Job Board UK
Michael Page said SMEs are bullish compared to large companies in the core business hubs of the UK (Reuters)

Almost half of small and medium sized firms in the UK will increase their headcount in 2014 as strong market confidence has sparked a recruitment drive.

Michael Page's 2014 Employment Trends Survey, which questioned more than 4,000 of the recruiter's clients, cements anecdotal evidence that there is a level of optimism in the country's labour market that has "not been seen in years".

The research revealed that nearly half (48%) of SMEs (employers with between £20m and £150m turnovers) said they will hire in 2014 – meaning 11% more SMEs want to hire than large companies.

"SMEs are bullish compared to large companies in the core business hubs of the UK. In London and the Home Counties, 41% of SMEs reported that they would increase headcount this year compared to only 20% of large companies," said Oliver Watson, managing director at Michael Page.

He added: "This trend was also mirrored in the Midlands with 41% of SMEs reporting growing headcount aspirations versus 20% of large companies, and in the North West with 37%, compared to 32%, respectively."

The survey found the booming oil and gas sector has put the north east of Scotland firmly at the top of the list for regional hiring aspirations with nearly six in 10 (58%) of respondents in this area saying they will increase headcount.

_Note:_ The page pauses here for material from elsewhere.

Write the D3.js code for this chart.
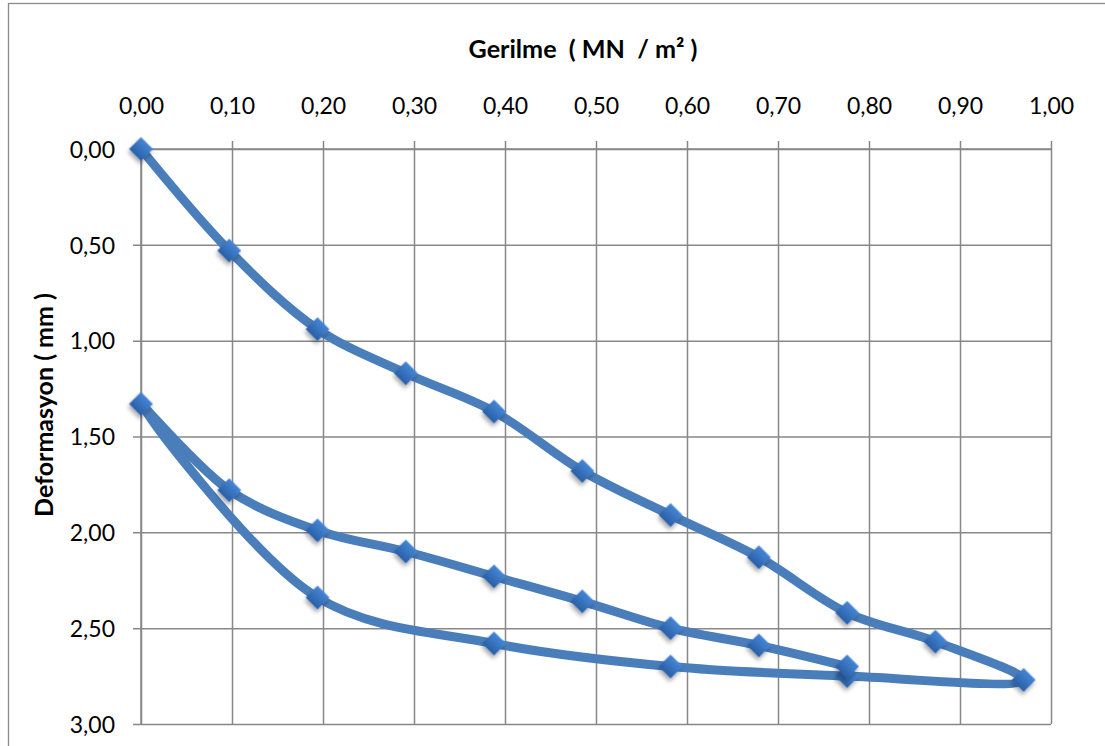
<!DOCTYPE html>
<html>
<head>
<meta charset="utf-8">
<script src="https://cdn.jsdelivr.net/npm/d3@7"></script>
<style>
  html, body { margin: 0; padding: 0; background: #ffffff; }
  svg { display: block; }
  text { font-family: Lato, "Open Sans", sans-serif; fill: #000; }
</style>
</head>
<body>
<svg id="chart" width="1105" height="746"></svg>
<script>
// ---- data (single smoothed series: loading, unloading, reloading) ----
const stress = [0.000, 0.097, 0.194, 0.291, 0.388, 0.485, 0.582, 0.679, 0.776, 0.873, 0.970,
                0.776, 0.582, 0.388, 0.194, 0.000,
                0.097, 0.194, 0.291, 0.388, 0.485, 0.582, 0.679, 0.776];
const deformation = [0.00, 0.53, 0.94, 1.17, 1.37, 1.68, 1.91, 2.13, 2.42, 2.57, 2.77,
                     2.75, 2.70, 2.58, 2.34, 1.33,
                     1.78, 1.99, 2.10, 2.23, 2.36, 2.50, 2.59, 2.70];
const xTickValues = [0, 0.1, 0.2, 0.3, 0.4, 0.5, 0.6, 0.7, 0.8, 0.9, 1.0];
const xTickLabels = ["0,00","0,10","0,20","0,30","0,40","0,50","0,60","0,70","0,80","0,90","1,00"];
const yTickValues = [0, 0.5, 1.0, 1.5, 2.0, 2.5, 3.0];
const yTickLabels = ["0,00","0,50","1,00","1,50","2,00","2,50","3,00"];
const xTitle = "Gerilme\u00a0 ( MN\u00a0 / m\u00b2 )";
const yTitle = "Deformasyon ( mm )";

// ---- layout ----
const W = 1105, H = 746;
const plot = { left: 141, right: 1051, top: 149, bottom: 724 };
const svg = d3.select("#chart");

svg.append("rect").attr("x", 0).attr("y", 0).attr("width", W).attr("height", H).attr("fill", "#fff");
// outer chart frame (extends past the right/bottom edge)
svg.append("rect").attr("x", 8.5).attr("y", 3.5).attr("width", 1200).attr("height", 800)
   .attr("fill", "none").attr("stroke", "#8c8c8c").attr("stroke-width", 1.3);

const x = d3.scaleLinear().domain([0, 1]).range([plot.left, plot.right]);
const y = d3.scaleLinear().domain([0, 3]).range([plot.top, plot.bottom]);

const defs = svg.append("defs");
const grad = defs.append("linearGradient").attr("id", "mk").attr("x1", 0).attr("y1", 0).attr("x2", 0).attr("y2", 1);
grad.append("stop").attr("offset", "0%").attr("stop-color", "#4586d6");
grad.append("stop").attr("offset", "100%").attr("stop-color", "#2a5fa6");
const f = defs.append("filter").attr("id", "sh").attr("x", "-50%").attr("y", "-50%").attr("width", "200%").attr("height", "200%");
f.append("feDropShadow").attr("dx", 1.5).attr("dy", 3).attr("stdDeviation", 2)
 .attr("flood-color", "#000").attr("flood-opacity", 0.35);

const gridColor = "#878787";

// vertical gridlines + top ticks
const xAxis = d3.axisTop(x).tickValues(xTickValues)
  .tickFormat((d, i) => xTickLabels[i]).tickSize(8).tickPadding(27);
const gx = svg.append("g").attr("transform", `translate(0,${plot.top})`).call(xAxis);
gx.select(".domain").attr("stroke", gridColor).attr("stroke-width", 1.5).attr("d", `M${plot.left},0H${plot.right}`);
gx.selectAll(".tick line").attr("stroke", gridColor).attr("stroke-width", 1.5)
  .attr("y1", plot.bottom - plot.top).attr("y2", -8);
gx.selectAll(".tick text").attr("font-size", 23).attr("font-family", "Lato").attr("fill", "#000");

// horizontal gridlines + left ticks
const yAxis = d3.axisLeft(y).tickValues(yTickValues)
  .tickFormat((d, i) => yTickLabels[i]).tickSize(8).tickPadding(18);
const gy = svg.append("g").attr("transform", `translate(${plot.left},0)`).call(yAxis);
gy.select(".domain").attr("stroke", gridColor).attr("stroke-width", 1.5).attr("d", `M0,${plot.top}V${plot.bottom}`);
gy.selectAll(".tick line").attr("stroke", gridColor).attr("stroke-width", 1.5)
  .attr("x1", -8).attr("x2", plot.right - plot.left);
gy.selectAll(".tick text").attr("font-size", 23).attr("font-family", "Lato").attr("fill", "#000").attr("dy", "0.36em");

// titles
const tX = svg.append("text").attr("x", 583).attr("y", 58).attr("text-anchor", "middle")
  .attr("font-weight", "bold").attr("font-size", 22).attr("xml:space", "preserve").text(xTitle);
const tY = svg.append("text").attr("transform", "translate(53,405) rotate(-90)").attr("text-anchor", "middle")
  .attr("font-weight", "bold").attr("font-size", 22).text(yTitle);
function fitWidth(sel, target) {
  const w = sel.node().getComputedTextLength();
  const fs = +sel.attr("font-size");
  sel.attr("font-size", (fs * target / w).toFixed(2));
}
fitWidth(tX, 229);
fitWidth(tY, 224);

// series
const pts = stress.map((s, i) => [s, deformation[i]]);
const line = d3.line().x(d => x(d[0])).y(d => y(d[1])).curve(d3.curveCatmullRom.alpha(0.5));
svg.append("path").datum(pts).attr("d", line)
  .attr("fill", "none").attr("stroke", "#4a7ebb").attr("stroke-width", 9)
  .attr("stroke-linejoin", "round").attr("stroke-linecap", "round");

svg.append("g").selectAll("path").data(pts).join("path")
  .attr("transform", d => `translate(${x(d[0])},${y(d[1])}) rotate(45)`)
  .attr("d", d3.symbol().type(d3.symbolSquare).size(285))
  .attr("fill", "url(#mk)").attr("filter", "url(#sh)");
</script>
</body>
</html>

The research also revealed jobs growth will be the most abundant in professional services with approximately three out of five respondents saying that they will increase headcount.

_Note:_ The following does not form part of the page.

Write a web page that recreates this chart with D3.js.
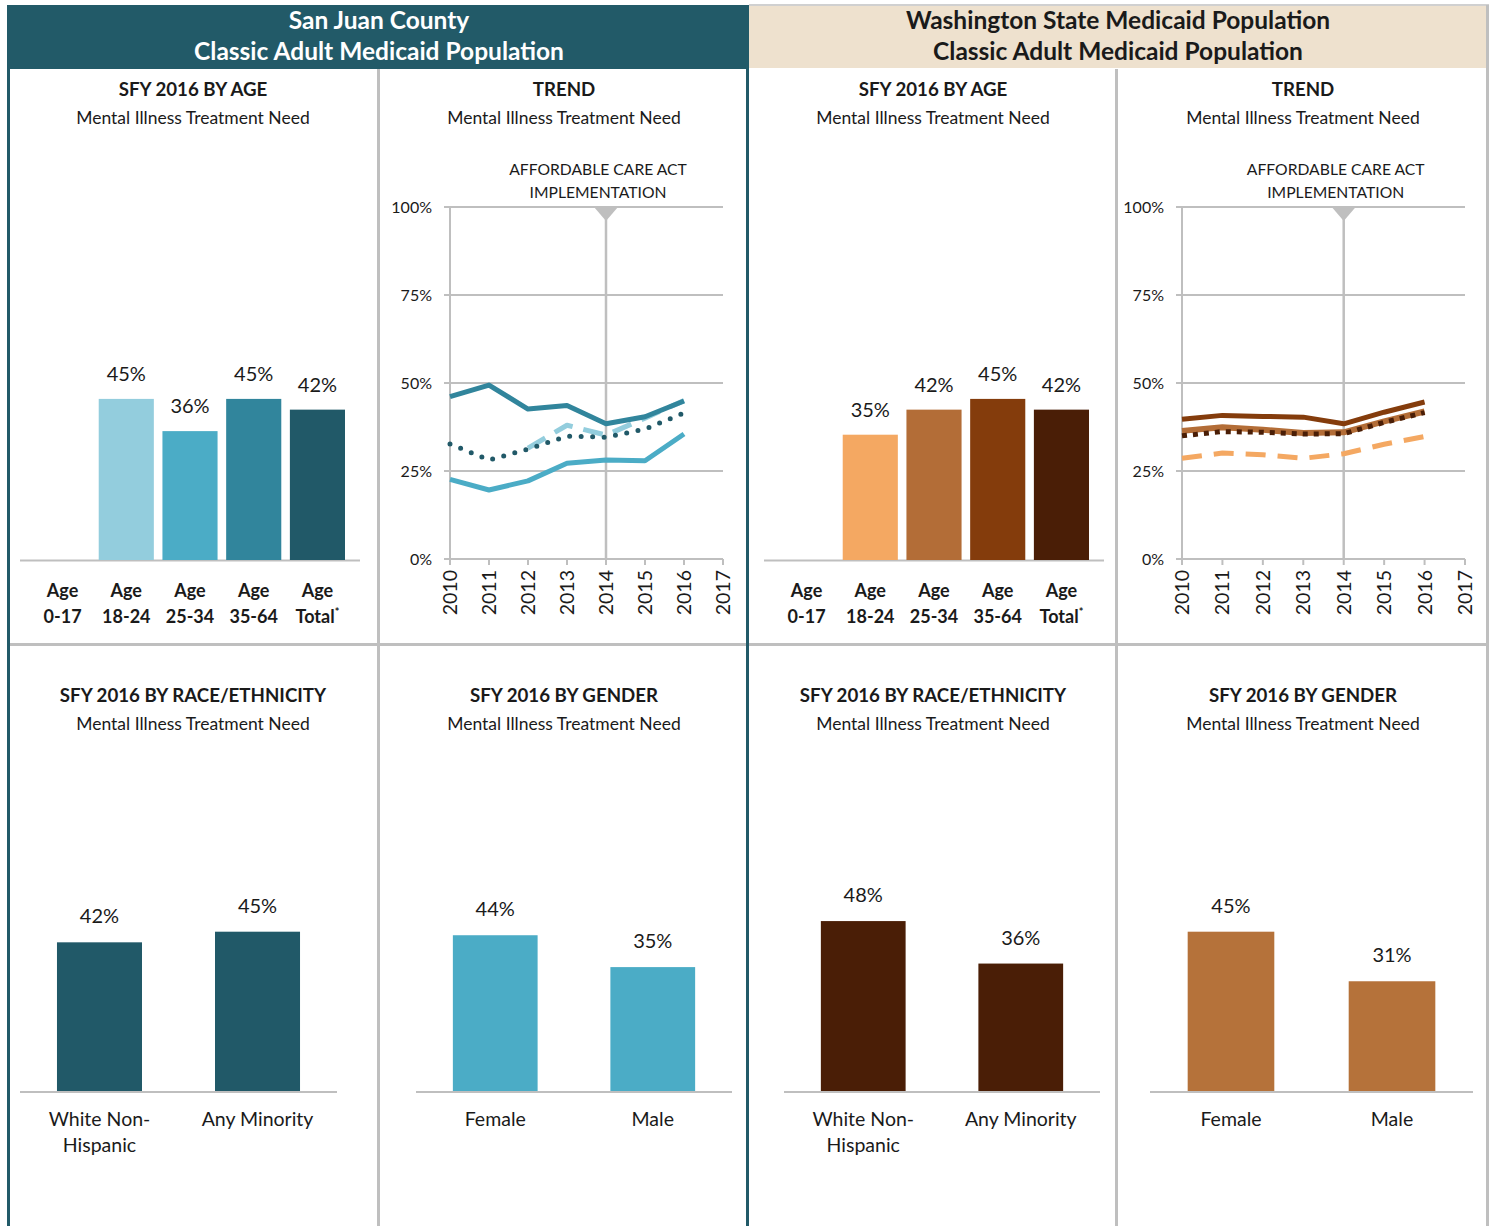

"All major sectors which make up UK GDP have responded with encouraging signs of growth, in particular, 52% of automotive, 50% of construction, 40% of manufacturing, and 40% from banking businesses," Watson explained.

He added: "Within these key sectors SMEs are trumping large companies in relation to hiring optimism for example in professional services 11% of SME respondents said they had intentions to increase hiring versus 7% of large companies."

But attitudes towards pay and bonuses remain unchanged from 2013 results with seven out of 10 respondents expecting their company to increase salaries and six out of 10 expecting to pay bonuses in 2014.

The figures come as recruitment firm Morgan McKinley found job openings in London dropped by 42% to 4,095 in December, from 7,056 a month earlier, as Britain's biggest firms try to stay profitable amid rising costs.